■ Task to carry out
Everything from the first line of the records to the line containing "60, 75, 100]", inclusive, is to be extracted exactly, and nothing more.

■ Material provided
————
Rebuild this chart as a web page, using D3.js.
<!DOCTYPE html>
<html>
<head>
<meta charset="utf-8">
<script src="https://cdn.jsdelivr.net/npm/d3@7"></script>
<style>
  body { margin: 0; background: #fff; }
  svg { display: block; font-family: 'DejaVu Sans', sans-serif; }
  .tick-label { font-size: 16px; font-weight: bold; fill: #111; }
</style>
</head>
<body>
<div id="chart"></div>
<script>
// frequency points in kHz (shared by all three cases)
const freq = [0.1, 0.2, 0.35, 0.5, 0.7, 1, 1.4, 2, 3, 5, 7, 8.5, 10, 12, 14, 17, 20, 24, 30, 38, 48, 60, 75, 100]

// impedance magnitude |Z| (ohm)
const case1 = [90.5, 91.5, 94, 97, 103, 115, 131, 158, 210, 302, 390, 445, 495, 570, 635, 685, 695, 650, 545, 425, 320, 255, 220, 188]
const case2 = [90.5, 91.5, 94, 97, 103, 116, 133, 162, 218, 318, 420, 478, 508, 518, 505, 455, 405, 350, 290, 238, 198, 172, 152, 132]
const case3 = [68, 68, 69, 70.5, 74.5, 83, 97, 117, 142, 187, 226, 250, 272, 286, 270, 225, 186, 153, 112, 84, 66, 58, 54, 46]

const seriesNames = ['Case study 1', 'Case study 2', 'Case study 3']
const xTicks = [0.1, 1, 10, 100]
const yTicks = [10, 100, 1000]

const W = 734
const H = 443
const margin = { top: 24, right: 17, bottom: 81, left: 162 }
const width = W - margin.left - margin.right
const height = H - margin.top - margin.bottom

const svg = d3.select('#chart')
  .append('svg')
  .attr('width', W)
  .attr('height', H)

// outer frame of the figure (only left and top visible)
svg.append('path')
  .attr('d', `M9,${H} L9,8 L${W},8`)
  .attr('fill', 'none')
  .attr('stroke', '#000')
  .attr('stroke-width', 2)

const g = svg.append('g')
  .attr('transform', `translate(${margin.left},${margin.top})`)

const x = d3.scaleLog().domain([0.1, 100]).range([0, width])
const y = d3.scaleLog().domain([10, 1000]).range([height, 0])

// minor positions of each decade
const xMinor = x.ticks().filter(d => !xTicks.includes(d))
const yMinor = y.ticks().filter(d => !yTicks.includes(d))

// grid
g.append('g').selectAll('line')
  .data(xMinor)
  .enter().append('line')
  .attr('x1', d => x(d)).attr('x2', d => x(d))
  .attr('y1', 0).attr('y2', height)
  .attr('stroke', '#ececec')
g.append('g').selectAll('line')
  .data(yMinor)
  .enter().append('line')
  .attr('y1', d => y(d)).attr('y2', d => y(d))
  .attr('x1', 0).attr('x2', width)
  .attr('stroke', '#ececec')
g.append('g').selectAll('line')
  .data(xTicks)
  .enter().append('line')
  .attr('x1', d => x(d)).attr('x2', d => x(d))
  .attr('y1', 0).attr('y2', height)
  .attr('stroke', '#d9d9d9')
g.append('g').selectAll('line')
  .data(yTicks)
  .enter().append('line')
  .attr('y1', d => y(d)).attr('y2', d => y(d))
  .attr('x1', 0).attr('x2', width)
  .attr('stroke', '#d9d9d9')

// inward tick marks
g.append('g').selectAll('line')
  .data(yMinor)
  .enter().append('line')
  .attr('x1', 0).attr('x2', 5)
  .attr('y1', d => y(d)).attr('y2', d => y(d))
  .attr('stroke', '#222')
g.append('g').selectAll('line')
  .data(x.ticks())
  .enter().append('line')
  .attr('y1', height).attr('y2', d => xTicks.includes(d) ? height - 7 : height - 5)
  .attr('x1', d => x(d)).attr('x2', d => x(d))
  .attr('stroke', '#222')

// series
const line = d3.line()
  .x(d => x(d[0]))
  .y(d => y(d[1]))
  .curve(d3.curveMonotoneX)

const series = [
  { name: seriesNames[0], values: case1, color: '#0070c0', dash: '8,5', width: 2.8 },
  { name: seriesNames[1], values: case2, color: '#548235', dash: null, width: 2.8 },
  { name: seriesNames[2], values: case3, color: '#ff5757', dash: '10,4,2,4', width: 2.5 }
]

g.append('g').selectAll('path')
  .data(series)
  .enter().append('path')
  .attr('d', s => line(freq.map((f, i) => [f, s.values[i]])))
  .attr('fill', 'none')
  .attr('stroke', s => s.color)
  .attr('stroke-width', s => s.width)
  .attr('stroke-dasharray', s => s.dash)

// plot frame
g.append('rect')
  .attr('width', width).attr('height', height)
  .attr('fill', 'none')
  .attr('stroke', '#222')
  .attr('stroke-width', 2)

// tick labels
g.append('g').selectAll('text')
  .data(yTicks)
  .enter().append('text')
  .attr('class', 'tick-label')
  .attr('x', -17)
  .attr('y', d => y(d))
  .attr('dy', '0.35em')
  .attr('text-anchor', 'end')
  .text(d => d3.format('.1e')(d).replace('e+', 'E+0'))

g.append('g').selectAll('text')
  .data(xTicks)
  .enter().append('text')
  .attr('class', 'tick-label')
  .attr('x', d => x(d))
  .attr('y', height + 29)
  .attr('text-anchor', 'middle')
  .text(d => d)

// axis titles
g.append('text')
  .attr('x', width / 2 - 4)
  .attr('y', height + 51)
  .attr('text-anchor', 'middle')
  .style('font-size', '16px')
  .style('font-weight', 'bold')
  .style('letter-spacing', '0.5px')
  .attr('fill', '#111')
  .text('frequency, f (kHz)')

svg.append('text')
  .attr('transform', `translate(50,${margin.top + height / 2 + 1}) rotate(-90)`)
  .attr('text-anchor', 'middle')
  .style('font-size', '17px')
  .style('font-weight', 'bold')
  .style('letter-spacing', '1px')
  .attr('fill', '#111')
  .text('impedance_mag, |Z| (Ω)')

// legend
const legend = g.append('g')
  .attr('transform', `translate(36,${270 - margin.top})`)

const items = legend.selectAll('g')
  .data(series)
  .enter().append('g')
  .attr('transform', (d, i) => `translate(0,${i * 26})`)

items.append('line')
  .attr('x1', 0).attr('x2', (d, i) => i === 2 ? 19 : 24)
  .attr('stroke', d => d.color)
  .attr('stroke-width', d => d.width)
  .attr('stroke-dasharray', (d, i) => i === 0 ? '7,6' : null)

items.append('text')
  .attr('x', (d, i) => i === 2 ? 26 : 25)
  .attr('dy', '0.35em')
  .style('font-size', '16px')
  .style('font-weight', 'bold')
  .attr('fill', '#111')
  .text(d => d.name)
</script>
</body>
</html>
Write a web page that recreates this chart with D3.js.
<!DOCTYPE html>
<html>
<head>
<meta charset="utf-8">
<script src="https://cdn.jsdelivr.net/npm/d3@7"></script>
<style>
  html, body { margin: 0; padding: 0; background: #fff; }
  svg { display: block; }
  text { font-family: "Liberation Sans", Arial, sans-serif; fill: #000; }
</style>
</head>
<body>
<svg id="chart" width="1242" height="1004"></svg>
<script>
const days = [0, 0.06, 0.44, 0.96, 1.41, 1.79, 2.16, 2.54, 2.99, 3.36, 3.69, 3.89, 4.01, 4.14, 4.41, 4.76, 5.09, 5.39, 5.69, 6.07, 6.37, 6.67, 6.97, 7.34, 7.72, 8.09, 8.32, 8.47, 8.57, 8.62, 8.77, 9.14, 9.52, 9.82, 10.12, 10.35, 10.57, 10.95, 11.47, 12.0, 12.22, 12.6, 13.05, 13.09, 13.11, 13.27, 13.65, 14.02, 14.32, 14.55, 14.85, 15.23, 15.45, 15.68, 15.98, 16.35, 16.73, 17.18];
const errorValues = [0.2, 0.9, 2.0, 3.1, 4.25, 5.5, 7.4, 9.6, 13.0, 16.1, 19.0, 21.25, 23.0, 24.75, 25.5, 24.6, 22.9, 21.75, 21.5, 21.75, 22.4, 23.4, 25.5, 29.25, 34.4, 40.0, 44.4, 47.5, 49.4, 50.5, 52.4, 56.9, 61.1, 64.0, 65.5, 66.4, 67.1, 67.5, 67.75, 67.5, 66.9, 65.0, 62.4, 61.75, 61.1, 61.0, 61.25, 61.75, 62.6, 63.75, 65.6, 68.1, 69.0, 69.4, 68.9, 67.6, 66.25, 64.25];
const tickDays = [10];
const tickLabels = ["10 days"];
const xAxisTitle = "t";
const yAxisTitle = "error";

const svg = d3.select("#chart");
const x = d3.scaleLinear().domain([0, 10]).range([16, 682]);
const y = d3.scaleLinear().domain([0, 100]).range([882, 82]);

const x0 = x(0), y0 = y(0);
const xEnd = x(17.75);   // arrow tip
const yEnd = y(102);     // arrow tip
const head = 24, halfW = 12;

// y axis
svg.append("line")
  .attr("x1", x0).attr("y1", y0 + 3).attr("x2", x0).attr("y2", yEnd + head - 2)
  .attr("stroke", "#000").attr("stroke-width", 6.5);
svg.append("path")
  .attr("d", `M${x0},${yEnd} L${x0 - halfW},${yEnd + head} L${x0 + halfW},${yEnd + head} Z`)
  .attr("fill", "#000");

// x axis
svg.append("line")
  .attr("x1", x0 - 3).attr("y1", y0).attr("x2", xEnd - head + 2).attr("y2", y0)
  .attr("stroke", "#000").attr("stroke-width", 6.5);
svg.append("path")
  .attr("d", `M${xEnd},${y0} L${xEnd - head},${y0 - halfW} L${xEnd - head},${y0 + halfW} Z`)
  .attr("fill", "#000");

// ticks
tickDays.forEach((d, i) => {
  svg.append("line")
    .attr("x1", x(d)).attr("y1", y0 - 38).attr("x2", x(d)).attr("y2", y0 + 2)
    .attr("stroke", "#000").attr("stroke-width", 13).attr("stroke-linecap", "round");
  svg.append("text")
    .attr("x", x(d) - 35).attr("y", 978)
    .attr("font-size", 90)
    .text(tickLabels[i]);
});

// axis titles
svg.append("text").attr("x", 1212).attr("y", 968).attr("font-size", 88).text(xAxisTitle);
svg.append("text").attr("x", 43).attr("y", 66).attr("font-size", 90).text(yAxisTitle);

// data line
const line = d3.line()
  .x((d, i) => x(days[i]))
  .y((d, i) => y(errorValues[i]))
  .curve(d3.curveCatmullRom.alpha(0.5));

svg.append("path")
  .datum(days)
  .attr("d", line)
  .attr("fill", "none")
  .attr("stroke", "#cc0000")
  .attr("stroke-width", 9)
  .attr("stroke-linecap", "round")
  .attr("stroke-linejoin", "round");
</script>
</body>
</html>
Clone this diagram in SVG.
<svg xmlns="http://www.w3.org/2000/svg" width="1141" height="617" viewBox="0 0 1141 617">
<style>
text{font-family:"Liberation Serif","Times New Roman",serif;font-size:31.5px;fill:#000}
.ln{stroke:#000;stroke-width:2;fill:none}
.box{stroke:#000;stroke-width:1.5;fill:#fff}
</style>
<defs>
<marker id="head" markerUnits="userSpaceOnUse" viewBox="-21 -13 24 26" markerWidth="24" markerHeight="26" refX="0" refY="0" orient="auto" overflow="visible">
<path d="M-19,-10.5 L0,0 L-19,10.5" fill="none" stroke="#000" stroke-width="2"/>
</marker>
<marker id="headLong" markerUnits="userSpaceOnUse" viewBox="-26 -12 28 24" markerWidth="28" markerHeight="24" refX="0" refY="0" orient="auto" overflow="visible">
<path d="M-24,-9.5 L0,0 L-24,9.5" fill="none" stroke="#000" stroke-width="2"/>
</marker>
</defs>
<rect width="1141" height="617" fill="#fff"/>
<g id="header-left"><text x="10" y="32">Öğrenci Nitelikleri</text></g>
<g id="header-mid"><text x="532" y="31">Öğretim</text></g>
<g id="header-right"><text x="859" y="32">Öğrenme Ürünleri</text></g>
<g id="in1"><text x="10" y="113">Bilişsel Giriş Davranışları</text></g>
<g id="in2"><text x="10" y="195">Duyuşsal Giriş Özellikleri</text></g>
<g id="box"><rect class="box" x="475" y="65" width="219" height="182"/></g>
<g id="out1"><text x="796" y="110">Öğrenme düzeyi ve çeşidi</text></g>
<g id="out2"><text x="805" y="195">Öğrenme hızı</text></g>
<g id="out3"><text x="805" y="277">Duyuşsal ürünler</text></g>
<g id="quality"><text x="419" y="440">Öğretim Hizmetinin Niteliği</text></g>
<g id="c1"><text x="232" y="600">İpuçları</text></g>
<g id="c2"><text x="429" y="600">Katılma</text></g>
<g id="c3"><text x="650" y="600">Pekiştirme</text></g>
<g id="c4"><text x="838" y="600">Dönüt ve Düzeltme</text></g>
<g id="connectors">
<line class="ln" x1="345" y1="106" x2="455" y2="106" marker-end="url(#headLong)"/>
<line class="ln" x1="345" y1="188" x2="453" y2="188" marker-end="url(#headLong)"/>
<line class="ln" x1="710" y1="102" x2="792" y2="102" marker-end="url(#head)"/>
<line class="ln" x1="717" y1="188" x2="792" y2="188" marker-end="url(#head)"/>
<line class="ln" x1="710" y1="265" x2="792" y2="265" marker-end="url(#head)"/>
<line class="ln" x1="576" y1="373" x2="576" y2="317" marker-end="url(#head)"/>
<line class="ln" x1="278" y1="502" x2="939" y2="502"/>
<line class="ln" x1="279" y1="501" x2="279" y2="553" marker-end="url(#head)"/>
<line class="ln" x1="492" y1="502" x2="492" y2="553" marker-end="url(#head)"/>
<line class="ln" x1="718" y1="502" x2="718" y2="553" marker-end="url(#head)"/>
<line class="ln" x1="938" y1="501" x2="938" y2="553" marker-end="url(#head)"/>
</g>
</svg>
————
■ Solution
Rebuild this chart as a web page, using D3.js.
<!DOCTYPE html>
<html>
<head>
<meta charset="utf-8">
<script src="https://cdn.jsdelivr.net/npm/d3@7"></script>
<style>
  body { margin: 0; background: #fff; }
  svg { display: block; font-family: 'DejaVu Sans', sans-serif; }
  .tick-label { font-size: 16px; font-weight: bold; fill: #111; }
</style>
</head>
<body>
<div id="chart"></div>
<script>
// frequency points in kHz (shared by all three cases)
const freq = [0.1, 0.2, 0.35, 0.5, 0.7, 1, 1.4, 2, 3, 5, 7, 8.5, 10, 12, 14, 17, 20, 24, 30, 38, 48, 60, 75, 100]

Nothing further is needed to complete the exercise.